As far as options go, you can choose:

  • Closure
  • Style
  • Pocket
  • Construction
  • Lining

Once again, I went conservative: A single-breasted, 5-button, V-shape waistcoat with jetted pockets and no AMF. I opted for the Flower Dark red lining to match the jacket.

Custom Made size options

Most off-the-rack suits are drop-six, which means you subtract 6 inches from the jacket size to determine the waist. I’m just that: 40 in jacket and 34 in waist. I am lucky in that off-the-rack suits seldom need much tailoring if I’m able to try them on.

For anyone unlike me, like tall skinny guys or short, broad guys, Custom Made allows you to pick your waist size separately. No more tailoring shenanigans. You just get something that fits and looks great.

Once you’re settled, you submit your Custom Made suit, and you’ll get an email with a link and identification code for the suit you’ve built. But thankfully, you can still tinker.

First fitting

I went to Suitsupply’s flagship store in SoHo, Manhattan, for my first fitting. There I met Logan, an associate who walked me through all the choices I’d made online. He pulled up my suit by the ID number and we talked through some potential changes based on his recommendations.

During the first fitting, you'll try on a sample suit to make sure your measurements are spot on.
During the first fitting, you’ll try on a sample suit to make sure your measurements are spot on.

Ryan Craggs/Hearst Newspapers

Aside from being knowledgeable about all of Custom Made’s various options, Logan also offered feedback on the details I’d selected. For example, we ended up changing the sleeve lining color, went from a single vent to a double vent and added suspender buttons. The rationale on the buttons was it was easy to simply not use them, but I might want them later on. Good advice.

After that, I tried on a jacket and trousers to make sure we had the right fit. I ended up going with size 36 trousers and taking them in a bit, given that I have a big butt, thanks to a lifetime of sports and squats at the gym. And my right arm sits slightly lower than my left — apparently that’s typical if you’re right handed.

In total, the first fitting took about 30 minutes.

Second fitting

About three weeks later, I got a text message telling me my suit was ready for a second fitting.  This speed isn’t guaranteed, but Logan told me it typically takes around a month.

The first fitting. Note that I'm wearing sneakers, but there's a bit extra break.
The first fitting. Note that I’m wearing sneakers, but there’s a bit extra break.

Ryan Craggs/Hearst Newspapers

The second fitting is to ensure your suit fits perfectly. In my case, we needed to make a small adjustment to the pants hem, as I preferred less of a break (how much the pant leg pools at the top of your shoe). A small adjustment like this can be done the same day, and the good thing is, it comes at no extra cost.

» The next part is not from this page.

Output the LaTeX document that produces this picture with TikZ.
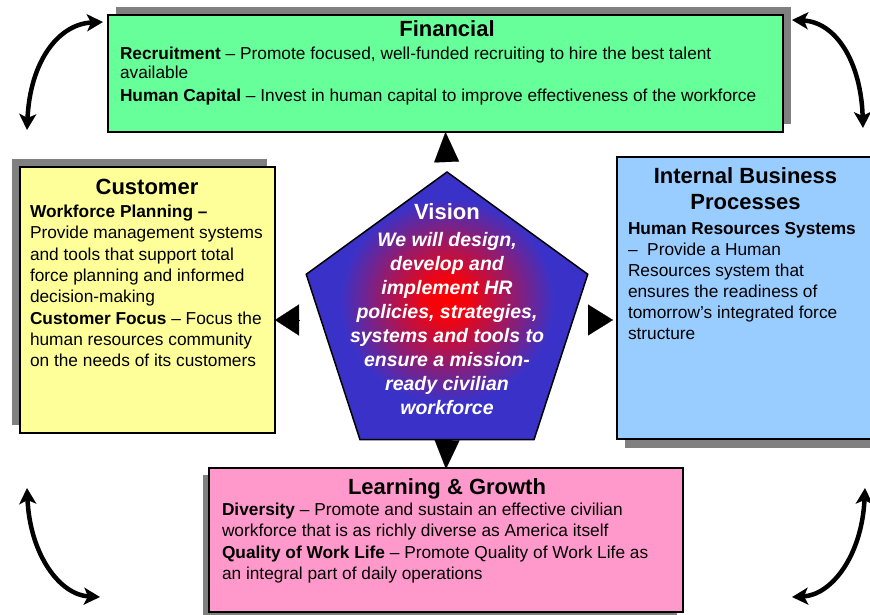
\documentclass[tikz,border=0pt]{standalone}
\usepackage{fontspec}
\setmainfont{Liberation Sans}
\usetikzlibrary{shapes.geometric,arrows.meta,shadows}
\definecolor{fingreen}{RGB}{102,255,153}
\definecolor{custyellow}{RGB}{255,255,153}
\definecolor{intblue}{RGB}{153,204,255}
\definecolor{learnpink}{RGB}{255,153,204}
\definecolor{shadowgray}{RGB}{128,128,128}
\definecolor{vblue}{RGB}{58,50,200}
\pgfdeclareradialshading{visionshade}{\pgfpoint{0bp}{1.5bp}}{color(0bp)=(red); color(4bp)=(red!92!vblue); color(11bp)=(red!50!vblue); color(19bp)=(vblue); color(50bp)=(vblue)}
\begin{document}
\begin{tikzpicture}[x=1pt,y=-1pt,
  box/.style={draw=black, line width=2pt, rectangle, inner sep=0pt, outer sep=0pt, anchor=north west},
  title/.style={font=\fontsize{22}{26}\selectfont\bfseries, inner sep=0pt, outer sep=0pt, text=black, align=center},
  body/.style={font=\fontsize{17.3}{21.3}\selectfont, inner sep=0pt, outer sep=0pt, align=left, anchor=north west, text=black},
  tri/.style={draw=black, line width=0.1pt},
  cur/.style={line width=4.5pt, {Stealth[length=16pt,width=17pt,inset=4pt]}-{Stealth[length=16pt,width=17pt,inset=4pt]}}
]
\useasboundingbox (0,0) rectangle (870,615);

% boxes
\node[box, fill=fingreen, minimum width=675pt, minimum height=117pt,
  drop shadow={shadow xshift=8pt, shadow yshift=8pt, fill=shadowgray, opacity=1}] (fin) at (108,15) {};
\node[box, fill=custyellow, minimum width=255pt, minimum height=266pt,
  drop shadow={shadow xshift=-8pt, shadow yshift=8pt, fill=shadowgray, opacity=1}] (cust) at (20,167) {};
\node[box, fill=intblue, minimum width=263pt, minimum height=282pt,
  drop shadow={shadow xshift=8pt, shadow yshift=-9pt, fill=shadowgray, opacity=1}] (intb) at (617,157) {};
\node[box, fill=learnpink, minimum width=474pt, minimum height=144pt,
  drop shadow={shadow xshift=-6pt, shadow yshift=-7pt, fill=shadowgray, opacity=1}] (learn) at (209,468) {};

% vision pentagon
\node[regular polygon, regular polygon sides=5, minimum size=296pt, draw=black, line width=1.5pt,
  shade, shading=visionshade, inner sep=0pt, outer sep=0pt] (vision) at (447,320) {};

% texts
\node[title, anchor=base] (fintitle) at (447,37) {Financial};
\node[body, font=\fontsize{17.3}{19}\selectfont] (finbody) at (120,47)
  {\textbf{Recruitment} – Promote focused, well-funded recruiting to hire the best talent\\
   available\\[4pt]
   \textbf{Human Capital} – Invest in human capital to improve effectiveness of the workforce};

\node[title, anchor=base] (custtitle) at (147,194) {Customer};
\node[body] (custbody) at (30,205)
  {\textbf{Workforce Planning –}\\
   Provide management systems\\
   and tools that support total\\
   force planning and informed\\
   decision-making\\
   \textbf{Customer Focus} – Focus the\\
   human resources community\\
   on the needs of its customers};

\node[title, anchor=north] (inttitle) at (745.5,168) {Internal Business\\Processes};
\node[body, font=\fontsize{17.3}{21}\selectfont] (intbody) at (628,222)
  {\textbf{Human Resources Systems}\\
   –\ \ Provide a Human\\
   Resources system that\\
   ensures the readiness of\\
   tomorrow’s integrated force\\
   structure};

\node[title, anchor=base] (learntitle) at (447,494) {Learning \& Growth};
\node[body] (learnbody) at (222,503)
  {\textbf{Diversity} – Promote and sustain an effective civilian\\
   workforce that is as richly diverse as America itself\\
   \textbf{Quality of Work Life} – Promote Quality of Work Life as\\
   an integral part of daily operations};

\node[title, anchor=base, text=white] (vtitle) at (447,219) {Vision};
\node[font=\fontsize{19.5}{24}\selectfont\bfseries\itshape, text=white, align=center,
  inner sep=0pt, outer sep=0pt, anchor=north] (vbody) at (447,232)
  {We will design,\\
   develop and\\
   implement HR\\
   policies, strategies,\\
   systems and tools to\\
   ensure a mission-\\
   ready civilian\\
   workforce};

% triangles from the vision
\draw[tri, -{Triangle[length=30pt,width=25pt]}, shorten <=10pt] (vision.corner 1) -- (fin.south);
\draw[tri, -{Triangle[length=29pt,width=25pt]}, shorten >=-1pt] (vision.south) -- (learn.north);
\draw[tri, -{Triangle[length=24pt,width=31pt]}, shorten <=22pt] (vision.west) -- (vision.west -| cust.east);
\draw[tri, -{Triangle[length=25pt,width=31pt]}, shorten <=15pt, shorten >=4pt] (vision.east) -- (vision.east -| intb.west);

% corner cycle arrows
\coordinate (tlA) at (27,130);
\coordinate (tlB) at (103,22);
\coordinate (trA) at (792,20);
\coordinate (trB) at (863,128);
\coordinate (blA) at (27,488);
\coordinate (blB) at (100,597);
\coordinate (brA) at (865,488);
\coordinate (brB) at (792,597);
\draw[cur] (tlA) .. controls (30,62) and (58,24) .. (tlB);
\draw[cur] (trA) .. controls (836,22) and (861,62) .. (trB);
\draw[cur] (blA) .. controls (30,555) and (60,595) .. (blB);
\draw[cur] (brA) .. controls (862,555) and (832,595) .. (brB);
\end{tikzpicture}
\end{document}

After that, my suit was ready to go.

How long does a Suitsupply Custom Made suit take?

From tinkering on a computer to having the final alterations in hand, my suit took just under a month. You don’t want to rush yourself and try to get a made-to-measure suit you need in two weeks. But if you’re planning for a big day, you’ll have plenty of time to go in for fittings and make sure everything’s perfect.

Is a Suitsupply Custom Made suit worth it?

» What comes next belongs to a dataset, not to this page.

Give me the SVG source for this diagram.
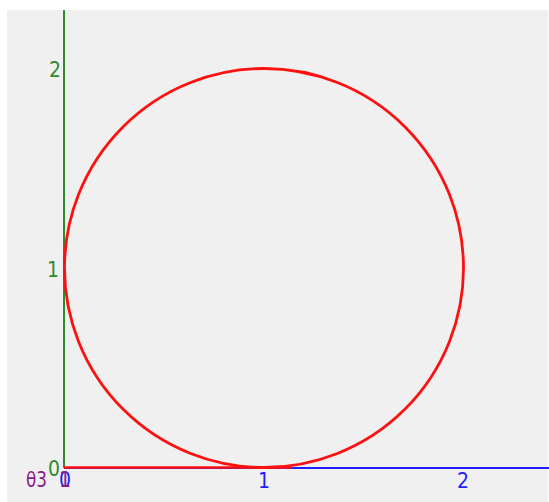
<svg xmlns="http://www.w3.org/2000/svg" width="549" height="502" viewBox="0 0 549 502">
<style>
.t{font-family:"DejaVu Sans Condensed","DejaVu Sans",sans-serif;font-size:21px}
.g{fill:#2e8b2e}.b{fill:#1f1fff}.p{fill:#8b1a8b}
</style>
<rect x="0" y="0" width="549" height="502" fill="#ffffff"/>
<rect x="7" y="10" width="541" height="492" fill="#f0f0f0"/>
<g id="axes">
<line x1="64" y1="10" x2="64" y2="468" stroke="#2e8b2e" stroke-width="2"/>
<line x1="64" y1="468" x2="549" y2="468" stroke="#1f1fff" stroke-width="2"/>
</g>
<g id="connectors">
<line x1="64" y1="467.5" x2="292" y2="467.5" stroke="#ff1010" stroke-width="2.5"/>
</g>
<g id="circle">
<circle cx="264" cy="268" r="199.5" fill="none" stroke="#ff1010" stroke-width="2.8"/>
</g>
<g id="labels">
<text class="t g" x="61" y="77" text-anchor="end">2</text>
<text class="t g" x="59" y="277" text-anchor="end">1</text>
<text class="t g" x="60" y="476" text-anchor="end">0</text>
<text class="t p" x="26" y="487" textLength="21" lengthAdjust="spacingAndGlyphs">θ3</text>
<text class="t b" x="264" y="488" text-anchor="middle">1</text>
<text class="t b" x="463" y="488" text-anchor="middle">2</text>
<text class="t b" x="65" y="487" text-anchor="middle">0</text>
<text class="t p" x="65" y="487" text-anchor="middle">1</text>
</g>
</svg>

This is entirely subjective, but yes. As the saying goes, fit is king when it comes to clothes. You can’t do better than having all of your measurements taken to ensure a suit sits correctly in all the right places. And if you’ve got a big event coming up like your own wedding, this is a great price point for a bespoke suit.

This is the nicest suit I own — even nicer than the Suitsupply Jort (it’s a soft J) I bought in 2020 for upcoming weddings. All the details and variations I chose — primarily my fabric choice — put my suit in around $1,200. That said, I went for a few fancier options.

For under $1,000, you’ll have a hard time getting a suit this well constructed with the materials Suitsupply uses. It’s easy to keep your suit between $500 and $700 by selecting more standard fabrics, and those are clearly marked from the start. How fancy you get is up to you and your budget. But if you build a classic suit you love, you’ll get plenty of wears and value from it.